Lets learn how to create a Twitter Crawler Task. This powerful tool allows you to gather Twitter data based on specific queries, populate a database, and validate the data.

Query Configuration

Basic Configuration

The query object is your key to customizing the data you receive from Twitter. Here's a basic example:

let searchTerm = "#koii";
let query = {
limit: 100, // total number of records to return
searchTerm: searchTerm, // the keyword to look for
query: `${ searchTerm }&src=typed_query`, // the query string (including said keyword)
depth: 3, // the depth of recursive layers to follow
recursive: true, // descend recursively?
updateRound: () => {} // a function that returns the current round
round: 1 // the current round

Parameters Explained

  • limit: Total number of records to return.
  • searchTerm: The keyword to look for on Twitter.
  • query: The complete query URL, including the search term.
  • depth: The depth of recursive layers to follow.
  • recursive: Whether to descend recursively through layers.
  • updateRound: A function that returns the current round.
  • round: The current round.

In the context of web scraping or data collection, a round refers to one complete cycle of the task or operation that you're performing. So if you want to collect tweets every hour. Each one-hour session would be considered a round of data collection.

Rounds are key to managing rate limits and segmenting the data in a way that makes it easier to analyze later.

If you're looking to scrape only the most recent 50 tweets regarding a particular hashtag, you'd adjust the limit and searchTerm parameters accordingly.

To modify the crawler query, or change how it uses the local database, check out the twitter-task.js.

Interacting with Task Runners

To offer your query as a task that others can run, you can configure its properties in the config-task.yaml file.

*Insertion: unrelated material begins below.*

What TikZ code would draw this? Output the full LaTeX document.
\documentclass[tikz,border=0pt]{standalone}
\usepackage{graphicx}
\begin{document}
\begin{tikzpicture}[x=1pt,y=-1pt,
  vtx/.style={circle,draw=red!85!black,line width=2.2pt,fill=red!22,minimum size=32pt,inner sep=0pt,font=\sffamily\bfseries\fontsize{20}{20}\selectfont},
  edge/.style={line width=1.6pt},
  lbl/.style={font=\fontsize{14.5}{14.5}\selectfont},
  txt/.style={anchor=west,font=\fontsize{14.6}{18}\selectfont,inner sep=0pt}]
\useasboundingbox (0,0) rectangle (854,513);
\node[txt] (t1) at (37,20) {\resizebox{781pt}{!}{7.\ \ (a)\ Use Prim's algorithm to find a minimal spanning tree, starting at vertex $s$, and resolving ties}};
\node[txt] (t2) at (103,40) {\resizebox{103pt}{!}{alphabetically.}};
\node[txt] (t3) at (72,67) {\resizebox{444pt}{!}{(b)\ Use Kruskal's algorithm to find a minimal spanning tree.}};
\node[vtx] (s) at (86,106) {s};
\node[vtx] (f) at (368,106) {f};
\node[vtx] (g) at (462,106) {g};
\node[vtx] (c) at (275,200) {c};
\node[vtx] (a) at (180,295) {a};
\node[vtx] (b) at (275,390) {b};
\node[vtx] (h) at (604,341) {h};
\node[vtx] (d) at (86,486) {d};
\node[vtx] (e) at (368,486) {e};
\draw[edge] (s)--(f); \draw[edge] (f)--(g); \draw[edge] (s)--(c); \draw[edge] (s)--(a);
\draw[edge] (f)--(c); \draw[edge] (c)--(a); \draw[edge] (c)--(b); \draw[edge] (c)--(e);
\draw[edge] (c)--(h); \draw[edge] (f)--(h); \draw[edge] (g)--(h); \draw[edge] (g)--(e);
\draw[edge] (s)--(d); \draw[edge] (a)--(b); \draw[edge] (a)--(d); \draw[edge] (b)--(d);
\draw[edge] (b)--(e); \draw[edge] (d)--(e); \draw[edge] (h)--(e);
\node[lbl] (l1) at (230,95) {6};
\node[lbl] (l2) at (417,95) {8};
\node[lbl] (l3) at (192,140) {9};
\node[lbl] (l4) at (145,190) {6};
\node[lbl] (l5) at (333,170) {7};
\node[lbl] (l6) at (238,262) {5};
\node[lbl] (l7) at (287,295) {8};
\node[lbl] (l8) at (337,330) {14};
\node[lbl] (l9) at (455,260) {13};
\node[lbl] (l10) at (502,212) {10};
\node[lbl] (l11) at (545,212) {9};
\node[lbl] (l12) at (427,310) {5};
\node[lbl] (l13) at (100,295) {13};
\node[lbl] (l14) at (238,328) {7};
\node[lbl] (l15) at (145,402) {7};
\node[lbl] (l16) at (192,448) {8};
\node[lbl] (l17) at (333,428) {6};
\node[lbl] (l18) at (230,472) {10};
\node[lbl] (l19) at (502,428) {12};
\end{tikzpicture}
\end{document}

  • task_id: Leave this empty for the first deployment; it will be auto-generated.
  • task_name, task_description, total_bounty_amount, and bounty_amount_per_round: These are the fields that will be visible to potential task runners, so make sure they are filled out accurately.

Environment Variables


The Twitter Crawler application requires you to have a Web3.Storage account and a Twitter Account. For an in-depth guide on how to create a Web3.Storage account click here.

Where to Declare

Environment variables should be declared in a .env file located at the root of your project directory. Ensure to include:

  • Twitter Username
  • Twitter Password
  • Web3 storage token

A Web3 Storage Token is required from the task-runner as it is used to upload data to the InterPlanetary File System protocol.

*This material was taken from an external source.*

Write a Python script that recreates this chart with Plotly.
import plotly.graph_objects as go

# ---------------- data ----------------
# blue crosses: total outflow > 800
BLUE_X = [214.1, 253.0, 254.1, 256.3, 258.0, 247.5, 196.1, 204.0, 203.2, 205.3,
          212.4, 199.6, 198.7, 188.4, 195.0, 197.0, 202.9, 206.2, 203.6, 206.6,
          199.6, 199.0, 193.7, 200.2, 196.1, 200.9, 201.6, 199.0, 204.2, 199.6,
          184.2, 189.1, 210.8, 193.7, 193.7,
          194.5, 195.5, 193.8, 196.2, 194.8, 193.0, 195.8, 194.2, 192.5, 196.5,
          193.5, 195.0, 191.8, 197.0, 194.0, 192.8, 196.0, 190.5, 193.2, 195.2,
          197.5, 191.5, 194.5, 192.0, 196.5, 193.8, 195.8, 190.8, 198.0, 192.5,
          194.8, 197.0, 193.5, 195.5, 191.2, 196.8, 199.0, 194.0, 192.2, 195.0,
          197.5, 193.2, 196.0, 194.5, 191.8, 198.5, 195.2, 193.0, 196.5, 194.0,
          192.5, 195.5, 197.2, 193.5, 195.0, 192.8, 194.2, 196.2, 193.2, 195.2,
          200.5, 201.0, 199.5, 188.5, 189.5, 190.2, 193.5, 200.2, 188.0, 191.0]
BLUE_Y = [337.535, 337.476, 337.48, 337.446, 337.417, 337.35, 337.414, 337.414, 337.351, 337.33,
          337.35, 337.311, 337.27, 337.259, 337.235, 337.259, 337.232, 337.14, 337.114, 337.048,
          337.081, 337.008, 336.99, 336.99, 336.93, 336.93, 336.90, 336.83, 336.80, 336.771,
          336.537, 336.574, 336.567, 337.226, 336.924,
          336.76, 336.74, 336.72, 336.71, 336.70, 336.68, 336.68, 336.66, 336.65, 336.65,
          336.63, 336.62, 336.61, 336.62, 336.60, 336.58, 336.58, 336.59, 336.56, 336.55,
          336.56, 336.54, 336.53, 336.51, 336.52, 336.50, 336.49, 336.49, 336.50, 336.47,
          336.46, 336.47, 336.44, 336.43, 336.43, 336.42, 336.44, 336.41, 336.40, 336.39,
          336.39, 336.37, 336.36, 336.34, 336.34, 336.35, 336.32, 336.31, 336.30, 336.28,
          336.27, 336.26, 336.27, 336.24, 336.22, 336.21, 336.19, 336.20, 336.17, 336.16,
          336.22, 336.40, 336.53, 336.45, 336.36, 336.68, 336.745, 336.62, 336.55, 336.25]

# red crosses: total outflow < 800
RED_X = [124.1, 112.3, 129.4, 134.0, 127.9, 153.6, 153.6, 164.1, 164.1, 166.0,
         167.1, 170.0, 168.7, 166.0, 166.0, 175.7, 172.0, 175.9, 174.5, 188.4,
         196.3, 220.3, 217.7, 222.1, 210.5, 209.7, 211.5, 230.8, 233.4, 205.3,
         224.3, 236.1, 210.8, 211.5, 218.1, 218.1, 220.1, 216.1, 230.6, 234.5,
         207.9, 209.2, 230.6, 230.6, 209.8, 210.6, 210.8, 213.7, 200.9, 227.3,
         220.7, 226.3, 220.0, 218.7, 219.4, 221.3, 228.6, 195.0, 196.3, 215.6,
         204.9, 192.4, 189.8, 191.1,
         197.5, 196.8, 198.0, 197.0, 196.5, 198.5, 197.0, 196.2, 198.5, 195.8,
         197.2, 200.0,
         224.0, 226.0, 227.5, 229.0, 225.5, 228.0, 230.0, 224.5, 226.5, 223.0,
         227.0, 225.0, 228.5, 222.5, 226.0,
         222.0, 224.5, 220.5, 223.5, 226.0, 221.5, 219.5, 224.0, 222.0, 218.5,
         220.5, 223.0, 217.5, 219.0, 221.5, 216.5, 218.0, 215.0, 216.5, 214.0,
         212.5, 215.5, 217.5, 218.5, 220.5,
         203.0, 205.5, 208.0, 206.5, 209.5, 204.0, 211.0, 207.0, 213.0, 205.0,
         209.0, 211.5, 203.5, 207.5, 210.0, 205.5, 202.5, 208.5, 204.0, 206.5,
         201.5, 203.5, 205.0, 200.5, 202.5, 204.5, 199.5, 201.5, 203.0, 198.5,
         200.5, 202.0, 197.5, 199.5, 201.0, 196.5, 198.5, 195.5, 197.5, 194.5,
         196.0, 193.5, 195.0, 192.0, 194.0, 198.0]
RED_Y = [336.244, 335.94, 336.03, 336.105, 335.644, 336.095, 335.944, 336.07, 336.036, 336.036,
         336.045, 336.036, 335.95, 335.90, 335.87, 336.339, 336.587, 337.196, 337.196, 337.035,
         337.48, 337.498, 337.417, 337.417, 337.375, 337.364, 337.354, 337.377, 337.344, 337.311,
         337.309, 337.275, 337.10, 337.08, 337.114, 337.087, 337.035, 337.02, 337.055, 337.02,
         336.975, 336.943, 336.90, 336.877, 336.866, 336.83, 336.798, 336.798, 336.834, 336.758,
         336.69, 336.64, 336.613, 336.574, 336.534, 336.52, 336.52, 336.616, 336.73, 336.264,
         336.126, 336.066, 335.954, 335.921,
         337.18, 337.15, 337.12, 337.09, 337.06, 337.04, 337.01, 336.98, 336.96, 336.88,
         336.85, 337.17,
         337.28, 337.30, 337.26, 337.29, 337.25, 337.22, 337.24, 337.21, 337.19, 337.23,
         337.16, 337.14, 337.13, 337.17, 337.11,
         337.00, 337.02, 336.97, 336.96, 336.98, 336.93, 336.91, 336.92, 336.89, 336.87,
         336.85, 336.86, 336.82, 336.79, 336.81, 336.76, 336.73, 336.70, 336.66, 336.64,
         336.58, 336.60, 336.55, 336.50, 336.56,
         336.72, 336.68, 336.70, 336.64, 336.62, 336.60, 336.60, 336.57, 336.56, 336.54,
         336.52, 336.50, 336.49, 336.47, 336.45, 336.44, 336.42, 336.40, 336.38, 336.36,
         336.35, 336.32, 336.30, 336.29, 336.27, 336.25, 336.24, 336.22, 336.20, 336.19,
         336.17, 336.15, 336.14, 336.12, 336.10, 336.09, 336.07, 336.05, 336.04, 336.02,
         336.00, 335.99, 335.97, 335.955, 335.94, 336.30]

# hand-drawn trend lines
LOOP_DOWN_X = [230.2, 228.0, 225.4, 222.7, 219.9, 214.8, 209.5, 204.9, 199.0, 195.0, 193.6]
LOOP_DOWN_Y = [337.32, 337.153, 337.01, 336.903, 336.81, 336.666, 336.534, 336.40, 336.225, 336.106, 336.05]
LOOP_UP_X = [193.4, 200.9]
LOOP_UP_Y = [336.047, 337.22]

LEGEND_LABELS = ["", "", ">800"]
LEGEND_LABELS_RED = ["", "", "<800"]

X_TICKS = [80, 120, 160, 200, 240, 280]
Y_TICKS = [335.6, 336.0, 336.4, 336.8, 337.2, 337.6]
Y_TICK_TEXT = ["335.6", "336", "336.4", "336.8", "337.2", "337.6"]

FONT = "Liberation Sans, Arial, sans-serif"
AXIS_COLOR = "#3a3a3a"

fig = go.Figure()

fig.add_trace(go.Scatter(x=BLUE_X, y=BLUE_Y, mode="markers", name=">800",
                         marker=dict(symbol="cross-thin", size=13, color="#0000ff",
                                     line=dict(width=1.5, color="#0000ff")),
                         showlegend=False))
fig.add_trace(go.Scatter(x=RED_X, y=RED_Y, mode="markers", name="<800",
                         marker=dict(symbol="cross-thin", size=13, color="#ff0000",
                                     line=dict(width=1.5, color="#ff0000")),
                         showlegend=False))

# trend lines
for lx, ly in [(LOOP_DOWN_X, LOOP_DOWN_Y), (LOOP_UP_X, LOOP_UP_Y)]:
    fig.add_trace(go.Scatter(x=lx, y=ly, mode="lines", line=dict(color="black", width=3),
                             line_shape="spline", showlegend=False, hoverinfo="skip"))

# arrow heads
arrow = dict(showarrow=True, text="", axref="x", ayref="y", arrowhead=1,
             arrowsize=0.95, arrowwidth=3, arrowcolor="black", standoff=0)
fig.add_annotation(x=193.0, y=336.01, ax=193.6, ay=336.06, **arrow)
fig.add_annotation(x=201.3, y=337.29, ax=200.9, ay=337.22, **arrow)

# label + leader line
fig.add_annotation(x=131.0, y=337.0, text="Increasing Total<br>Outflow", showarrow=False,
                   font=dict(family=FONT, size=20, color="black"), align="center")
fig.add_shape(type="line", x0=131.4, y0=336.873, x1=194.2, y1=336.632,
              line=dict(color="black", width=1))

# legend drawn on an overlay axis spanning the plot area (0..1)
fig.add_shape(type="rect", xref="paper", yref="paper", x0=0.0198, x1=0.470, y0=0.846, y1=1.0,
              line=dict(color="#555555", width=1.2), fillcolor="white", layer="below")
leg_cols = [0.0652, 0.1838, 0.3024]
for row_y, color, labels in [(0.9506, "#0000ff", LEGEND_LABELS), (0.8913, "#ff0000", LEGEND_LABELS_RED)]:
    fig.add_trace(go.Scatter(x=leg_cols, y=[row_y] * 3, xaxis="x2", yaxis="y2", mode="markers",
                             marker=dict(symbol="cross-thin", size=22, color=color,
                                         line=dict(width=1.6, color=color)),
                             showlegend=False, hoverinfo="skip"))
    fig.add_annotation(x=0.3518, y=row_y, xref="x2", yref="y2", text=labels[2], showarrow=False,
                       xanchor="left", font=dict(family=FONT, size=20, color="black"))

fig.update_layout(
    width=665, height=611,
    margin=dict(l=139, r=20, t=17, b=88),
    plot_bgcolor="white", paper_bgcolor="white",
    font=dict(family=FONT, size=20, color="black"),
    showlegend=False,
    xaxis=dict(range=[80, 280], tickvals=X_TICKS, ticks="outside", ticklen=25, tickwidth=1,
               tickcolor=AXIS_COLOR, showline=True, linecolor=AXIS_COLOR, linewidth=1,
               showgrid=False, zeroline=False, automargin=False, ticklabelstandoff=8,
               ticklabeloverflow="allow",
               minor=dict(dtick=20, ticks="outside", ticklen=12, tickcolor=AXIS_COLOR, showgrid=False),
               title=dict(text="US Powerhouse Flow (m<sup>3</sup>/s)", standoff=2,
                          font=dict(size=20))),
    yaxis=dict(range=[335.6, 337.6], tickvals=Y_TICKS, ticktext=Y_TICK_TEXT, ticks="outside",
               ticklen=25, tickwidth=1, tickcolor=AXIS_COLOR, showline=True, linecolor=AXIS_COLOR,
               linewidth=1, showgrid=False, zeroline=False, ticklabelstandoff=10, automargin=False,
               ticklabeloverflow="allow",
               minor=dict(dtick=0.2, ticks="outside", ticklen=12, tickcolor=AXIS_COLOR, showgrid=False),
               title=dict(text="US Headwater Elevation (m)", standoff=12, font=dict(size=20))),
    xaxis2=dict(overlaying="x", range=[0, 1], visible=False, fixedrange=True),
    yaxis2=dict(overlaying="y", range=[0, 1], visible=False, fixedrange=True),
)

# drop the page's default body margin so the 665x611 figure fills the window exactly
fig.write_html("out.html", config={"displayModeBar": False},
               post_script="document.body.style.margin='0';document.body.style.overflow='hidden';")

Creating and Deploying a Task

To ensure your Twitter Crawler task is deployment-ready, follow the steps below:

1. Preparation: Webpack Conversion

Before deployment, your application needs to be converted into webpack format. This optimizes your code and ensures compatibility. To do this:

yarn webpack

Run the above command in your terminal.

2. Deployment to IPFS

Once webpacked, you're ready for deployment. We utilize the create-task-cli package to help with this:

npx @_koii/create-task-cli@latest

Executing the above command deploys your webpacked application to IPFS.

3. Final Steps Post-Deployment

Congratulations! Your customized Crawler Task is now deployed on Koii. A task id will be returned upon successful deployment — make sure to save it as it's essential to execute in Koii Node.

To start your task:

  • Go to Koii Node and navigate to My Node.
  • Click on the Advanced option, located at the bottom of the interface.
  • Paste your saved Task Id and initiate your task.